In the course of sending out eTOCs, I stumbled upon the following editorial from the NEJM this week:
Klass P. "It's Hardly Credible" - Medical Readers and Literary Plague. N Engl J Med. 2022 Jun 11. doi: 10.1056/NEJMp2119103. Epub ahead of print. PMID: 35687048. Link to this article.
It's written by a physician re-reading The Plague by Albert Camus as an adult, after having assigned it to students in a medical humanities class in 2021-- an apt topic for pandemic times. Although she read the novel in high school, she could not remember much about it. Now re-reading it as an adult, she read it with her "doctor brain" and couldn't figure out why the attending physician in the novel never prescribed the sulfa drugs, the antimicrobials of the day that would have cured people and stamped out the plague.
It's interesting to read her response, knowing what she knows, and how doctors think and the conflicts between the literal vs. literary mind. Of course, maybe Camus can be forgiven -- He was a writer and a philospher who wrote a magnificent book about existentialism, not a physician keeping up with cutting edge treatments for bubonic plague. After all -- There was no internet, no PubMed in 1947. He probably did not have access to Index Medicus, or the French equivalent.

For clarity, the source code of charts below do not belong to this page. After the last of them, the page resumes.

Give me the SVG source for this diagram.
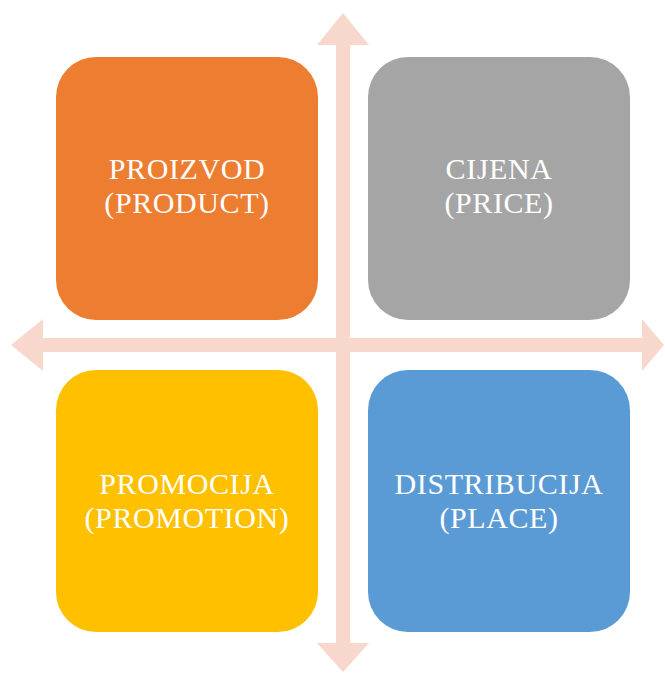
<svg xmlns="http://www.w3.org/2000/svg" width="665" height="673" viewBox="0 0 665 673">
<style>
.t{font-family:"Liberation Serif","Times New Roman",serif;font-size:30px;letter-spacing:0.6px;fill:#fff;text-anchor:middle}
.a{fill:#F8D7CC}
</style>
<rect width="665" height="673" fill="#fff"/>
<g id="connectors">
<polygon class="a" points="343,13 369,45 350,45 350,643 369,643 343,672 317,643 336,643 336,45 317,45"/>
<polygon class="a" points="11,345 43,319 43,338 642,338 642,319 664,345 642,371 642,352 43,352 43,371"/>
</g>
<g id="product">
<rect x="56" y="57" width="262" height="263" rx="40" fill="#ED7D31"/>
<text class="t" x="187" y="179">PROIZVOD</text>
<text class="t" x="187" y="213">(PRODUCT)</text>
</g>
<g id="price">
<rect x="368" y="57" width="262" height="263" rx="40" fill="#A5A5A5"/>
<text class="t" x="499" y="179">CIJENA</text>
<text class="t" x="499" y="213">(PRICE)</text>
</g>
<g id="promotion">
<rect x="56" y="370" width="262" height="262" rx="40" fill="#FFC000"/>
<text class="t" x="187" y="494">PROMOCIJA</text>
<text class="t" x="187" y="528">(PROMOTION)</text>
</g>
<g id="place">
<rect x="368" y="370" width="262" height="262" rx="40" fill="#5B9BD5"/>
<text class="t" x="499" y="494">DISTRIBUCIJA</text>
<text class="t" x="499" y="528">(PLACE)</text>
</g>
</svg>
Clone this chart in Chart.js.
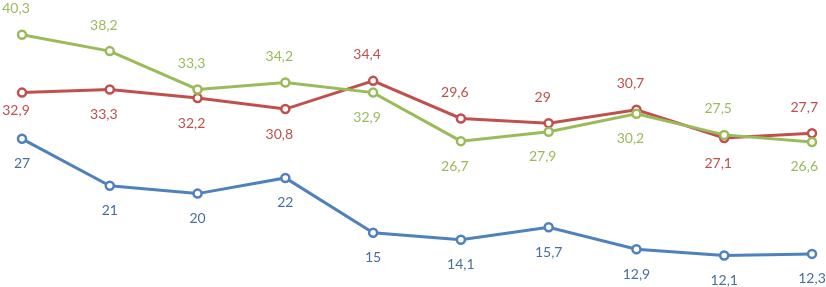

It's also fascinating to know that others have contemplated this question about why Dr. Rieux, the protagonist of the novel, never prescribed available sulpha drugs to patients during this outbreak in the 1940s. Were these meds even available in his part of the world? Were supply chains so disrupted during WWII that he would not have gotten them even if he tried to procure them?
This man even goes so far as to call it literary malpractice:
Deudon EH. A case for literary malpractice: the use of Camus's The Plague in American medical schools. Linacre Q. 1988 May;55(2):73-80. doi: 10.1080/00243639.1988.11877958. PMID: 11650149. PubMed link.
She also cites the World Health Organization's Plague Manual as evidence for what the world knew about treating bubonic plague at the time.
Klass's piece is an interesting article, revisiting medicine in literature with a what-would-you-do take on it. Of course, if Dr. Rieux had treated patients with standard therapy for the times, we would not have the existential story where things get so bad, and people are pushed to the brink that you see their true characters ... I suppose he could have set the story in another time period BEFORE sulpha drugs?
Take a look ... and tell me what you think!